Max Blocking’s Tomorrow, the Burning Heavens revisits 16th-century accounts of celestial events that sparked apocalyptic fears, setting them against the artificial winter landscapes of modern ski resorts. Through this interplay, the film explores how belief, image-making, and environmental intervention continue to shape our perceptions of the world. Jade Sim’s Eternal River follows a family’s quiet acts of maintenance and care as they contend with the uncertain future of their home. As government policies threaten their claim to the space, the film observes their gestures of resilience—routines that hold meaning in a place where continuity can no longer be taken for granted. Fergus Carmichael’s Rhadinace moves between an oil rig ‘graveyard’ in northern Scotland and a local fire ritual, adopting a cinematic language informed by eco and folk horror. Seamlessly blending documentary realism with fiction, the film considers extraction, erasure, and the lasting imprints of industry on both landscape and community. These films, in different ways, navigate the tensions between disappearance, intervention and adaptation, inviting reflection on how places, their communities, and histories remain unsettled.

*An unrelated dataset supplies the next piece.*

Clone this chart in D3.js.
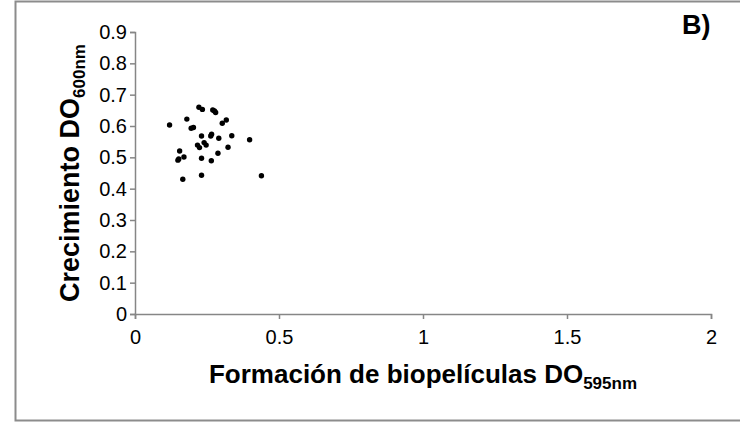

Tomorrow, the Burning Heavens
1560: the beginning of the so-called ‘Little Ice Age’. Uncanny celestial events ignite the skies over Germany and Switzerland, leading people to believe the world is ending.‘Tomorrow, the Burning Heavens’ reconsiders these apocalyptic visions, once captured in hand-colored woodblock prints, and returns to the Alps to observe the industrial production of winter landscapes in a modern-day skiing resort. Here, past and present dreams and nightmares are melted together in a film about the interplay of image-making, technology and faith during times of environmental collapse.

Eternal River
‘Eternal River’ traces a family’s history of resilience in the wake of loss and displacement. The filmmaker’s grandfather, who lost both his hand and family during the Korean War, built a home that has anchored three generations. Now, as government dam policies threaten their claim to this space, her uncle and mother persist in their daily rituals—repairing the house, tending the garden. Their gestures carry a quiet awareness that the home will not remain theirs, yet they continue, as if the act of care itself might hold it in place a little longer.

Rhadinace
With their wells depleted, offshore platforms await decommissioning, while on land, oil burns in an annual ritual. Rhadinace builds on previous explorations of socio-ecological relationships, investigating an oil rig ‘graveyard’ in northern Scotland and the surrounding community. Through a partly fictionalised account of the Clavie burning, the film weaves together industry and tradition. Its score and pacing deliberately evoke echoes of eco and folk horror cinema, heightening the tension between extraction, mythology, and the natural world.